Specialized tools generate virtual users (VUsers) that simultaneously access the system and execute predefined actions such as page requests, form submissions, database queries, or API calls. During test execution, extensive metrics are captured including response times, throughput, CPU and memory utilization, network latency, disk I/O, and error rates. The collected data undergoes thorough analysis to identify performance bottlenecks, determine scaling limits, and derive optimization recommendations. Results are compared against the predefined acceptance criteria to determine whether the system meets performance requirements.

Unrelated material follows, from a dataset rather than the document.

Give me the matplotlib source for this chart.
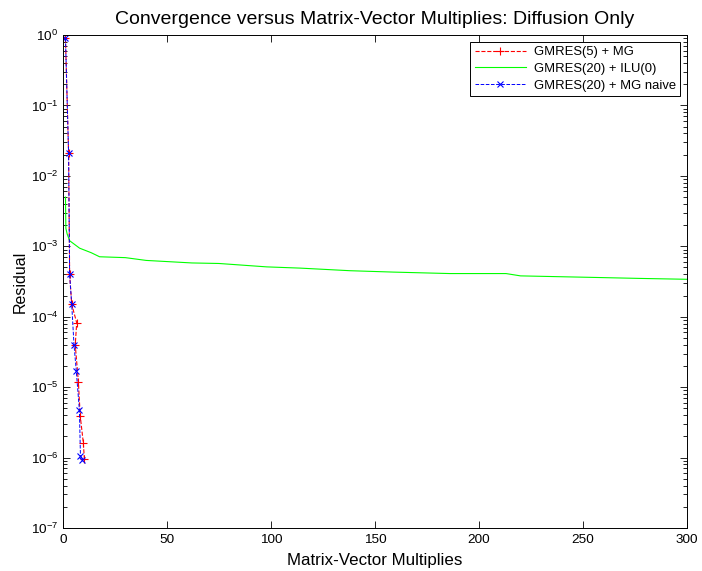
import matplotlib
matplotlib.use("Agg")
import matplotlib.pyplot as plt
from matplotlib.ticker import FixedLocator, NullFormatter, LogFormatterSciNotation

plt.rcParams['font.family'] = ['Liberation Sans', 'DejaVu Sans']
plt.rcParams['mathtext.fontset'] = 'custom'
plt.rcParams['mathtext.rm'] = 'Liberation Sans'
plt.rcParams['mathtext.it'] = 'Liberation Sans:italic'

# GMRES(5) preconditioned with multigrid
mg5_x = [1.2, 2.7, 3.2, 4.2, 6.6, 5.9, 7.4, 8.3, 9.8, 10.3]
mg5_res = [0.9, 0.021, 4.0e-4, 1.5e-4, 8.2e-5, 4.0e-5, 1.2e-5, 3.9e-6, 1.6e-6, 9.4e-7]

# GMRES(20) preconditioned with ILU(0)
ilu_x = [1.2, 1.4, 2.0, 3.2, 8.0, 13.6, 17.6, 30.0, 40.0, 62.0, 75.0, 98.0,
         114.0, 138.0, 159.0, 186.0, 213.0, 220.0, 258.0, 277.0, 300.0]
ilu_res = [5.0e-3, 1.8e-3, 1.5e-3, 1.2e-3, 9.4e-4, 8.1e-4, 7.1e-4, 6.9e-4, 6.3e-4,
           5.8e-4, 5.7e-4, 5.1e-4, 4.9e-4, 4.5e-4, 4.3e-4, 4.1e-4, 4.1e-4, 3.8e-4,
           3.6e-4, 3.5e-4, 3.4e-4]

# GMRES(20) with a naive multigrid preconditioner
naive_x = [1.2, 2.7, 3.2, 4.2, 5.3, 6.4, 7.9, 8.4, 9.3]
naive_res = [0.9, 0.021, 4.0e-4, 1.5e-4, 4.0e-5, 1.7e-5, 4.7e-6, 1.07e-6, 9.2e-7]

x_ticks = [0, 50, 100, 150, 200, 250, 300]
y_exponents = [-7, -6, -5, -4, -3, -2, -1, 0]

fig = plt.figure(figsize=(7.02, 5.71), dpi=100)
ax = fig.add_axes([0.0897, 0.0753, 0.8889, 0.8634])

ax.semilogy(mg5_x, mg5_res, color='#ff0000', ls='--', lw=0.8, marker='+',
            ms=6, mew=0.8, label='GMRES(5) + MG')
ax.semilogy(ilu_x, ilu_res, color='#00ff00', ls='-', lw=0.8,
            label='GMRES(20) + ILU(0)')
ax.semilogy(naive_x, naive_res, color='#0000ff', ls='--', lw=0.7, marker='x',
            ms=4.5, mew=0.8, label='GMRES(20) + MG naive')

ax.set_xlim(0, 300)
ax.set_ylim(1e-7, 1)
ax.xaxis.set_major_locator(FixedLocator(x_ticks))
major_y = [10.0 ** e for e in y_exponents]
minor_y = [m * 10.0 ** e for e in y_exponents[:-1] for m in range(2, 10)]
ax.yaxis.set_major_locator(FixedLocator(major_y))
ax.yaxis.set_major_formatter(LogFormatterSciNotation())
ax.yaxis.set_minor_locator(FixedLocator(minor_y))
ax.yaxis.set_minor_formatter(NullFormatter())

ax.tick_params(which='both', direction='in', top=True, right=True,
               labelsize=9.7, width=0.6)
ax.tick_params(which='major', length=5)
ax.tick_params(which='minor', length=3)
ax.tick_params(axis='x', pad=4)
for s in ax.spines.values():
    s.set_linewidth(0.7)

ax.set_title('Convergence versus Matrix-Vector Multiplies: Diffusion Only',
             fontsize=14, pad=8)
ax.set_xlabel('Matrix-Vector Multiplies', fontsize=12.2, labelpad=5)
ax.set_ylabel('Residual', fontsize=11.5, labelpad=2)

leg = ax.legend(loc='upper right', fontsize=9.4, fancybox=False,
                edgecolor='black', framealpha=1, handlelength=3.9,
                borderaxespad=0.5, labelspacing=0.35, borderpad=0.35,
                handletextpad=0.6)
leg.get_frame().set_linewidth(0.7)

fig.savefig('out.png', dpi=100)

Performance Testing Objectives

The main objectives of conducting performance tests encompass several critical aspects of system quality.

Responsiveness Evaluation

Measuring the system’s response time to user actions or requests at different load levels is fundamental. Users expect fast response times, and even minor delays can lead to dissatisfaction and abandonment. Research shows that a one-second delay in page load can reduce conversions by up to 7%, and 40% of users abandon a website that takes more than three seconds to load.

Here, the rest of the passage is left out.